# Need help in choosing ups



## Knockout (Oct 9, 2015)

My current ups(numeric600va) ups is not giving back up.while gaming if the power cuts it shuts down immediately,I need a ups for my rig,i need atleast 10min back up,my max budget is 5k.
Thank you


----------



## dekaron (Oct 9, 2015)

What is your PSU Wattage?

You just need to replace battery, no need for getting a new UPS unless there is something wrong with your current one


----------



## Faun (Oct 9, 2015)

Check your batteries.
Get a 1.1kVa UPS. APC one has 660Watts rating with pf of .6


----------



## Knockout (Oct 9, 2015)

Thanks for the reply,My ups is 6 year old battery was changed two years ago,Why is the ups shutting down immediately in power cut while gaming By the way my psu is corsair vs550 [MENTION=20614]Faun[/MENTION] what was the price of the ups


----------



## Faun (Oct 9, 2015)

Knockout said:


> Thanks for the reply,My ups is 6 year old battery was changed two years ago,Why is the ups shutting down immediately in power cut while gaming By the way my psu is corsair vs550 [MENTION=20614]Faun[/MENTION] what was the price of the ups



It's most probably because of dead batteries. Check the voltage in batteries using a multimeter.
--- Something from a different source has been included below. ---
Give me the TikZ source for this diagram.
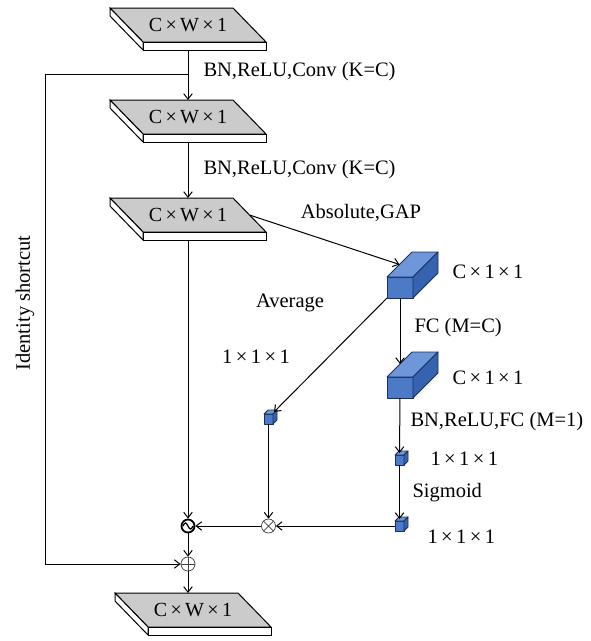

Which batteries did you change ? Can you post a pic ?

Back then it was around 5k.

Even if your PSU is 550Watts, you will only squeeze the amount which is required to run your system.


----------



## Knockout (Oct 9, 2015)

Will a new 600va ups enough for my pc without monitor.


----------



## icebags (Oct 9, 2015)

a decent ups is pretty lasting device, depends on how much it goes to backup mode..... but the battery life in general is 3yrs, after that, the battery starts failing at heavy loads.


----------



## Knockout (Oct 10, 2015)

Sorry for asking lots of questions, will a APC 600va give atleast 5-10min backup for my system without monitor 


Thank you


----------